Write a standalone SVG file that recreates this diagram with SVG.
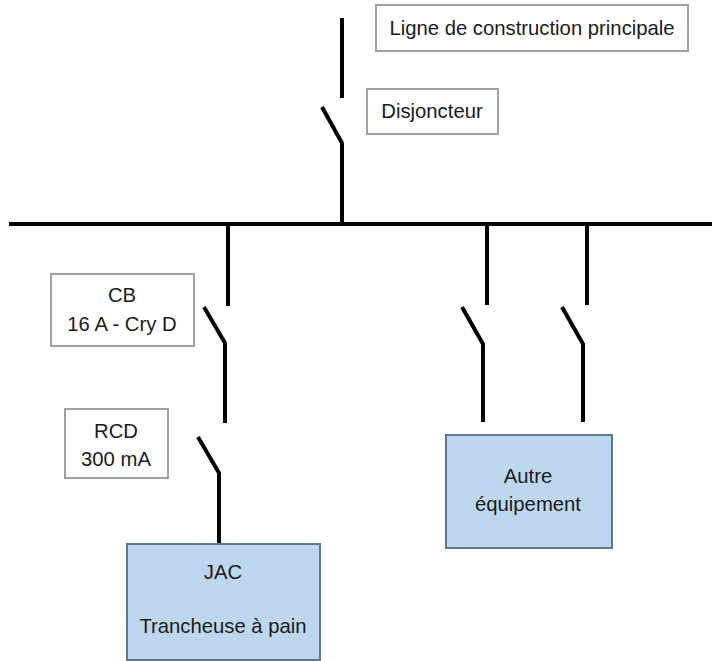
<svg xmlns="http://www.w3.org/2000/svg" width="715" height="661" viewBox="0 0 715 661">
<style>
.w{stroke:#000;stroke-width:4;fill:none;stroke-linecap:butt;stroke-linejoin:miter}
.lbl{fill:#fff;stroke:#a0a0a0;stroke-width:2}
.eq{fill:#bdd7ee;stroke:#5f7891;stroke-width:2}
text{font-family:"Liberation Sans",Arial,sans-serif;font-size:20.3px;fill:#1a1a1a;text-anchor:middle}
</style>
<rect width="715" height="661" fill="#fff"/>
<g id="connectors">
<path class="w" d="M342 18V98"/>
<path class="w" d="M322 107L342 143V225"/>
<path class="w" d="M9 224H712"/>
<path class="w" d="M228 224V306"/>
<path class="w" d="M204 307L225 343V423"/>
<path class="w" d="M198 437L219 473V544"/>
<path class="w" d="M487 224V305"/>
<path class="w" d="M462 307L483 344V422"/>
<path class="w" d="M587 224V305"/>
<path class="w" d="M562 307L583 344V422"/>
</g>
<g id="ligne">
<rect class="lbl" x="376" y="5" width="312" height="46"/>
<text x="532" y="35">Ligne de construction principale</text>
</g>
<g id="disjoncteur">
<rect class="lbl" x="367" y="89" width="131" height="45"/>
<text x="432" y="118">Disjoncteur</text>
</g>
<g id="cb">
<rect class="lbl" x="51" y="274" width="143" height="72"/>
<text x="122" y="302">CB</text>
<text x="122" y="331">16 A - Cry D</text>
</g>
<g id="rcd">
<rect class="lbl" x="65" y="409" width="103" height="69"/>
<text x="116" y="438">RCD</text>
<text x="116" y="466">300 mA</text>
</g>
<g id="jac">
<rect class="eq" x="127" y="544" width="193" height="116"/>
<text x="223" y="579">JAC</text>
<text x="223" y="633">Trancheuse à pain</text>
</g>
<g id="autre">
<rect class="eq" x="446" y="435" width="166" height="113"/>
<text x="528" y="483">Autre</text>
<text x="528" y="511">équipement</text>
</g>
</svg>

++++++++++

Write the listing out a second time exactly, dropping all images.

● THE COMPLETED TASK
Write a standalone SVG file that recreates this diagram with SVG.
<svg xmlns="http://www.w3.org/2000/svg" width="715" height="661" viewBox="0 0 715 661">
<style>
.w{stroke:#000;stroke-width:4;fill:none;stroke-linecap:butt;stroke-linejoin:miter}
.lbl{fill:#fff;stroke:#a0a0a0;stroke-width:2}
.eq{fill:#bdd7ee;stroke:#5f7891;stroke-width:2}
text{font-family:"Liberation Sans",Arial,sans-serif;font-size:20.3px;fill:#1a1a1a;text-anchor:middle}
</style>
<rect width="715" height="661" fill="#fff"/>
<g id="connectors">
<path class="w" d="M342 18V98"/>
<path class="w" d="M322 107L342 143V225"/>
<path class="w" d="M9 224H712"/>
<path class="w" d="M228 224V306"/>
<path class="w" d="M204 307L225 343V423"/>
<path class="w" d="M198 437L219 473V544"/>
<path class="w" d="M487 224V305"/>
<path class="w" d="M462 307L483 344V422"/>
<path class="w" d="M587 224V305"/>
<path class="w" d="M562 307L583 344V422"/>
</g>
<g id="ligne">
<rect class="lbl" x="376" y="5" width="312" height="46"/>
<text x="532" y="35">Ligne de construction principale</text>
</g>
<g id="disjoncteur">
<rect class="lbl" x="367" y="89" width="131" height="45"/>
<text x="432" y="118">Disjoncteur</text>
</g>
<g id="cb">
<rect class="lbl" x="51" y="274" width="143" height="72"/>
<text x="122" y="302">CB</text>
<text x="122" y="331">16 A - Cry D</text>
</g>
<g id="rcd">
<rect class="lbl" x="65" y="409" width="103" height="69"/>
<text x="116" y="438">RCD</text>
<text x="116" y="466">300 mA</text>
</g>
<g id="jac">
<rect class="eq" x="127" y="544" width="193" height="116"/>
<text x="223" y="579">JAC</text>
<text x="223" y="633">Trancheuse à pain</text>
</g>
<g id="autre">
<rect class="eq" x="446" y="435" width="166" height="113"/>
<text x="528" y="483">Autre</text>
<text x="528" y="511">équipement</text>
</g>
</svg>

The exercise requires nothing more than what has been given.